Set task
Lines that contain "page" are to be counted; give only their number.

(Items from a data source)

------------------------------------------------------------------------

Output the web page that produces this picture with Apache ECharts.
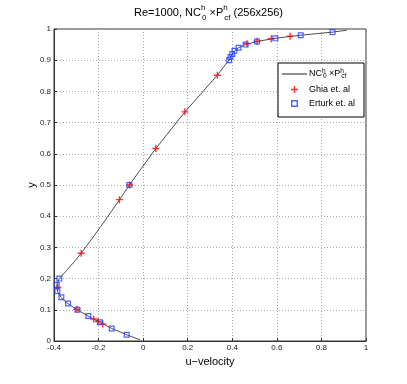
<!DOCTYPE html>
<html>
<head>
<meta charset="utf-8">
<script src="https://cdn.jsdelivr.net/npm/echarts@6/dist/echarts.min.js"></script>
<style>
  html, body { margin: 0; padding: 0; background: #fff; }
</style>
</head>
<body>
<!-- chart container, same size as the window -->
<div id="main" style="width: 407px; height: 384px"></div>
<script>
// computed centreline profile (256x256)
var curveU = [-0.015, -0.074, -0.140, -0.195, -0.247, -0.296, -0.338, -0.369, -0.385, -0.388, -0.377,
  -0.345, -0.312, -0.278, -0.190, -0.106, -0.062, 0.057, 0.187, 0.333, 0.368, 0.386, 0.392, 0.400,
  0.410, 0.428, 0.460, 0.511, 0.590, 0.705, 0.850, 0.913];
var curveY = [0.004, 0.02, 0.04, 0.06, 0.08, 0.10, 0.12, 0.14, 0.16, 0.18, 0.20,
  0.225, 0.252, 0.281, 0.367, 0.453, 0.50, 0.617, 0.734, 0.852, 0.885, 0.90, 0.91, 0.92,
  0.93, 0.94, 0.95, 0.96, 0.97, 0.98, 0.99, 0.996];

// Ghia et al.
var ghiaU = [0.65928, 0.57492, 0.51117, 0.46604, 0.33304, 0.18719, 0.05702, -0.06080, -0.10648,
  -0.27805, -0.38289, -0.29730, -0.22220, -0.20196, -0.18109];
var ghiaY = [0.9766, 0.9688, 0.9609, 0.9531, 0.8516, 0.7344, 0.6172, 0.5000, 0.4531,
  0.2813, 0.1719, 0.1016, 0.0703, 0.0625, 0.0547];

// Erturk et al.
var erturkU = [0.850, 0.707, 0.593, 0.511, 0.460, 0.428, 0.410, 0.400, 0.392, 0.386, -0.062,
  -0.376, -0.388, -0.385, -0.367, -0.337, -0.295, -0.246, -0.194, -0.141, -0.074];
var erturkY = [0.99, 0.98, 0.97, 0.96, 0.95, 0.94, 0.93, 0.92, 0.91, 0.90, 0.50,
  0.20, 0.18, 0.16, 0.14, 0.12, 0.10, 0.08, 0.06, 0.04, 0.02];

var xTicks = [-0.4, -0.2, 0, 0.2, 0.4, 0.6, 0.8, 1];
var yTicks = [0, 0.1, 0.2, 0.3, 0.4, 0.5, 0.6, 0.7, 0.8, 0.9, 1];

function zip(a, b) {
  return a.map(function (v, i) { return [v, b[i]]; });
}

var FONT = 'Liberation Sans, Arial, sans-serif';
// marker shapes (MATLAB '+' and 's')
var plus = 'path://M-1,-5H1V-1H5V1H1V5H-1V1H-5V-1H-1Z';
var square = 'path://M0,0H10V10H0Z M2,2V8H8V2Z';
var dash = 'path://M0,0H50V2H0Z';

var myChart = echarts.init(document.getElementById('main'), null, { renderer: 'canvas' });

var option = {
  backgroundColor: '#fff',
  animation: false,
  title: {
    text: '{m|Re=1000, NC}{sp|h}{sb|0}{m| \u00d7P}{sp|h}{sb|cf}{m| (256x256)}',
    left: 134,
    top: 4,
    padding: 0,
    textStyle: {
      fontFamily: FONT,
      fontWeight: 'normal',
      rich: {
        m: { fontSize: 11, fontFamily: FONT, fontWeight: 'normal', color: '#000', lineHeight: 18 },
        sp: { fontSize: 8, fontFamily: FONT, fontWeight: 'normal', color: '#000', lineHeight: 2, verticalAlign: 'top', width: 1 },
        sb: { fontSize: 8, fontFamily: FONT, fontWeight: 'normal', color: '#000', lineHeight: 12, verticalAlign: 'bottom' }
      }
    }
  },
  legend: {
    orient: 'vertical',
    left: 278,
    top: 63,
    padding: [5, 9, 9, 4],
    itemGap: 5,
    itemWidth: 25,
    itemHeight: 7,
    backgroundColor: '#fff',
    borderColor: '#000',
    borderWidth: 1,
    borderRadius: 0,
    data: [
      { name: 'NC', icon: dash },
      { name: 'Ghia et. al', icon: plus },
      { name: 'Erturk et. al', icon: square }
    ],
    formatter: function (name) {
      if (name === 'NC') return '{m|NC}{sp|h}{sb|0}{m| \u00d7P}{sp|h}{sb|cf}';
      return '{m|' + name + '}';
    },
    textStyle: {
      fontFamily: FONT,
      padding: [0, 0, 0, -3],
      rich: {
        m: { fontSize: 9, fontFamily: FONT, color: '#000', lineHeight: 12 },
        sp: { fontSize: 6.5, fontFamily: FONT, color: '#000', lineHeight: 3, verticalAlign: 'top', width: 1 },
        sb: { fontSize: 6.5, fontFamily: FONT, color: '#000', lineHeight: 12, verticalAlign: 'bottom' }
      }
    }
  },
  grid: {
    left: 54,
    right: 41,
    top: 29,
    bottom: 43,
    show: true,
    borderColor: '#333',
    borderWidth: 1
  },
  xAxis: {
    type: 'value',
    min: xTicks[0],
    max: xTicks[xTicks.length - 1],
    interval: 0.2,
    name: 'u\u2212velocity',
    nameLocation: 'middle',
    nameGap: 13,
    nameTextStyle: { fontFamily: FONT, fontSize: 11, color: '#000' },
    axisLine: { onZero: false, lineStyle: { color: '#333', width: 1 } },
    axisTick: { inside: true, length: 3, lineStyle: { color: '#333' } },
    axisLabel: { fontFamily: FONT, fontSize: 8, color: '#222', margin: 3 },
    splitLine: { show: true, lineStyle: { color: '#aaa', type: [1, 2], width: 1 } }
  },
  yAxis: {
    type: 'value',
    min: yTicks[0],
    max: yTicks[yTicks.length - 1],
    interval: 0.1,
    name: 'y',
    nameLocation: 'middle',
    nameGap: 17,
    nameMoveOverlap: false,
    nameTextStyle: { fontFamily: FONT, fontSize: 11, color: '#000' },
    axisLine: { onZero: false, lineStyle: { color: '#333', width: 1 } },
    axisTick: { inside: true, length: 3, lineStyle: { color: '#333' } },
    axisLabel: { fontFamily: FONT, fontSize: 8, color: '#222', margin: 3 },
    splitLine: { show: true, lineStyle: { color: '#aaa', type: [1, 2], width: 1 } }
  },
  series: [
    {
      name: 'NC',
      type: 'line',
      data: zip(curveU, curveY),
      showSymbol: false,
      symbol: 'none',
      color: '#222',
      lineStyle: { color: '#222', width: 0.8 },
      z: 2
    },
    {
      name: 'Ghia et. al',
      type: 'scatter',
      data: zip(ghiaU, ghiaY),
      symbol: plus,
      symbolSize: 7,
      itemStyle: { color: '#ff0000' },
      z: 3
    },
    {
      name: 'Erturk et. al',
      type: 'scatter',
      data: zip(erturkU, erturkY),
      symbol: square,
      symbolSize: 6,
      itemStyle: { color: '#1f3dff' },
      z: 4
    }
  ]
};

myChart.setOption(option);
</script>
</body>
</html>
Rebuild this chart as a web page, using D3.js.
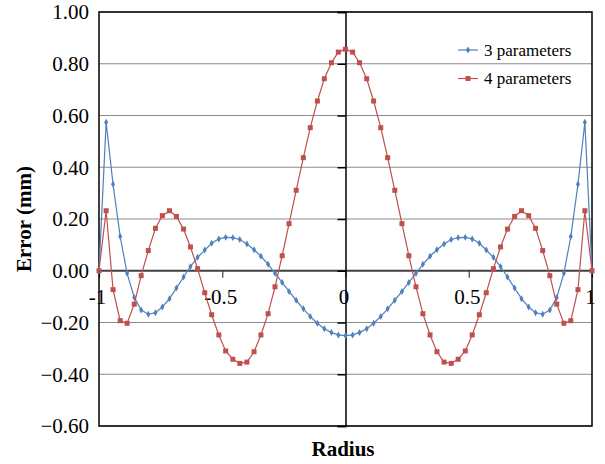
<!DOCTYPE html>
<html>
<head>
<meta charset="utf-8">
<script src="https://cdn.jsdelivr.net/npm/d3@7"></script>
<style>
  html, body { margin: 0; padding: 0; background: #fff; }
  svg { display: block; }
  text { font-family: "Liberation Serif", "Times New Roman", serif; fill: #000; }
</style>
</head>
<body>
<svg id="chart" width="605" height="464"></svg>
<script>
// Sample radii across the lens aperture
const radius = [
  -1.000, -0.971, -0.943, -0.914, -0.886, -0.857, -0.829, -0.800, -0.771, -0.743,
  -0.714, -0.686, -0.657, -0.629, -0.600, -0.571, -0.543, -0.514, -0.486, -0.457,
  -0.429, -0.400, -0.371, -0.343, -0.314, -0.286, -0.257, -0.229, -0.200, -0.171,
  -0.143, -0.114, -0.086, -0.057, -0.029, 0.000,
  0.029, 0.057, 0.086, 0.114, 0.143, 0.171, 0.200, 0.229, 0.257, 0.286,
  0.314, 0.343, 0.371, 0.400, 0.429, 0.457, 0.486, 0.514, 0.543, 0.571,
  0.600, 0.629, 0.657, 0.686, 0.714, 0.743, 0.771, 0.800, 0.829, 0.857,
  0.886, 0.914, 0.943, 0.971, 1.000
];

// Fit error (mm), 3-parameter model
const error3 = [
  0.000, 0.574, 0.334, 0.132, -0.010, -0.103, -0.152, -0.168, -0.162, -0.140,
  -0.108, -0.067, -0.024, 0.016, 0.052, 0.080, 0.106, 0.123, 0.129, 0.128,
  0.121, 0.103, 0.081, 0.056, 0.025, -0.010, -0.045, -0.080, -0.114, -0.147,
  -0.177, -0.203, -0.224, -0.239, -0.248, -0.251,
  -0.248, -0.239, -0.224, -0.203, -0.177, -0.147, -0.114, -0.080, -0.045, -0.010,
  0.025, 0.056, 0.081, 0.103, 0.121, 0.128, 0.129, 0.123, 0.106, 0.080,
  0.052, 0.016, -0.024, -0.067, -0.108, -0.140, -0.162, -0.168, -0.152, -0.103,
  -0.010, 0.132, 0.334, 0.574, 0.000
];

// Fit error (mm), 4-parameter model
const error4 = [
  0.000, 0.232, -0.073, -0.193, -0.203, -0.129, -0.019, 0.078, 0.164, 0.213,
  0.232, 0.210, 0.161, 0.092, 0.008, -0.085, -0.170, -0.248, -0.310, -0.342,
  -0.358, -0.353, -0.313, -0.248, -0.166, -0.062, 0.058, 0.182, 0.311, 0.437,
  0.553, 0.656, 0.742, 0.804, 0.845, 0.856,
  0.845, 0.804, 0.742, 0.656, 0.553, 0.437, 0.311, 0.182, 0.058, -0.062,
  -0.166, -0.248, -0.313, -0.353, -0.358, -0.342, -0.310, -0.248, -0.170, -0.085,
  0.008, 0.092, 0.161, 0.210, 0.232, 0.213, 0.164, 0.078, -0.019, -0.129,
  -0.203, -0.193, -0.073, 0.232, 0.000
];

const seriesNames = ["3 parameters", "4 parameters"];
const yTicks = [-0.6, -0.4, -0.2, 0, 0.2, 0.4, 0.6, 0.8, 1.0];
const xTicks = [-1, -0.5, 0, 0.5, 1];

const blue = "#4F81BD", red = "#C0504D";

const svg = d3.select("#chart");
const plot = { left: 99, top: 12, right: 592, bottom: 426 };

const x = d3.scaleLinear().domain([-1, 1]).range([plot.left, plot.right]);
const y = d3.scaleLinear().domain([-0.6, 1.0]).range([plot.bottom, plot.top]);

// horizontal gridlines
svg.append("g")
  .selectAll("line")
  .data(yTicks.filter(v => v !== 0))
  .join("line")
  .attr("x1", plot.left).attr("x2", plot.right)
  .attr("y1", d => y(d)).attr("y2", d => y(d))
  .attr("stroke", "#8c8c8c").attr("stroke-width", 1);

// y tick labels along the left edge of the plot
svg.append("g")
  .selectAll("text")
  .data(yTicks)
  .join("text")
  .attr("x", plot.left - 10)
  .attr("y", d => y(d))
  .attr("dy", "0.35em")
  .attr("text-anchor", "end")
  .attr("font-size", 21)
  .text(d => d3.format(".2f")(d));

// horizontal axis through y = 0
const xAxis = d3.axisBottom(x)
  .tickValues(xTicks)
  .tickSize(7)
  .tickFormat(d => String(d));
const gx = svg.append("g")
  .attr("transform", `translate(0,${y(0)})`)
  .call(xAxis);
gx.select(".domain").remove();
gx.selectAll(".tick line").attr("stroke", "#404040").attr("stroke-width", 1.2);
gx.selectAll(".tick text")
  .attr("font-family", "Liberation Serif, Times New Roman, serif")
  .attr("font-size", 21)
  .attr("fill", "#000")
  .attr("dx", -2)
  .attr("y", 18);
svg.append("line")
  .attr("x1", plot.left).attr("x2", plot.right)
  .attr("y1", y(0)).attr("y2", y(0))
  .attr("stroke", "#404040").attr("stroke-width", 2);

// vertical axis through x = 0
const yAxis = d3.axisLeft(y).tickValues(yTicks).tickSize(8).tickFormat("");
const gy = svg.append("g")
  .attr("transform", `translate(${x(0)},0)`)
  .call(yAxis);
gy.select(".domain").attr("stroke", "#000").attr("stroke-width", 1.5);
gy.selectAll(".tick line").attr("stroke", "#000").attr("stroke-width", 1.5);

// plot frame
svg.append("rect")
  .attr("x", plot.left).attr("y", plot.top)
  .attr("width", plot.right - plot.left).attr("height", plot.bottom - plot.top)
  .attr("fill", "none").attr("stroke", "#000").attr("stroke-width", 1.5);

const line = d3.line().x(d => x(d[0])).y(d => y(d[1]));
const diamond = d3.symbol().type(d3.symbolDiamond).size(14);

function drawSeries(values, color, marker) {
  const pts = radius.map((r, i) => [r, values[i]]);
  const g = svg.append("g");
  g.append("path")
    .datum(pts)
    .attr("d", line)
    .attr("fill", "none")
    .attr("stroke", color)
    .attr("stroke-width", 1.2);
  if (marker === "diamond") {
    g.selectAll("path.m").data(pts).join("path")
      .attr("class", "m")
      .attr("transform", d => `translate(${x(d[0])},${y(d[1])})`)
      .attr("d", diamond)
      .attr("fill", color);
  } else {
    g.selectAll("rect").data(pts).join("rect")
      .attr("x", d => x(d[0]) - 2.5).attr("y", d => y(d[1]) - 2.5)
      .attr("width", 5).attr("height", 5)
      .attr("fill", color);
  }
}
drawSeries(error3, blue, "diamond");
drawSeries(error4, red, "square");

// legend
const legend = svg.append("g");
[[seriesNames[0], blue, "diamond", 50], [seriesNames[1], red, "square", 78.5]].forEach(([name, color, marker, ly]) => {
  legend.append("line")
    .attr("x1", 458).attr("x2", 478).attr("y1", ly).attr("y2", ly)
    .attr("stroke", color).attr("stroke-width", 1.2);
  if (marker === "diamond") {
    legend.append("path").attr("transform", `translate(468,${ly})`).attr("d", diamond).attr("fill", color);
  } else {
    legend.append("rect").attr("x", 465.5).attr("y", ly - 2.5).attr("width", 5).attr("height", 5).attr("fill", color);
  }
  legend.append("text")
    .attr("x", 484).attr("y", ly).attr("dy", "0.35em")
    .attr("font-size", 17)
    .text(name);
});

// axis titles
svg.append("text")
  .attr("transform", `translate(31,${(plot.top + plot.bottom) / 2}) rotate(-90)`)
  .attr("text-anchor", "middle")
  .attr("font-size", 21)
  .attr("font-weight", "bold")
  .text("Error (mm)");

svg.append("text")
  .attr("x", 343).attr("y", 456)
  .attr("text-anchor", "middle")
  .attr("font-size", 21)
  .attr("font-weight", "bold")
  .text("Radius");
</script>
</body>
</html>
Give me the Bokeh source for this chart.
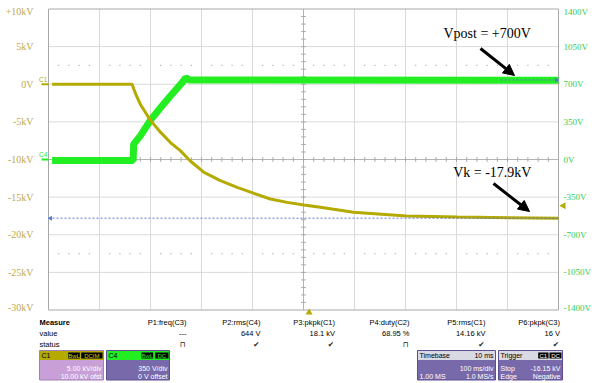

------------------------------------------------------------------------

Full solution
2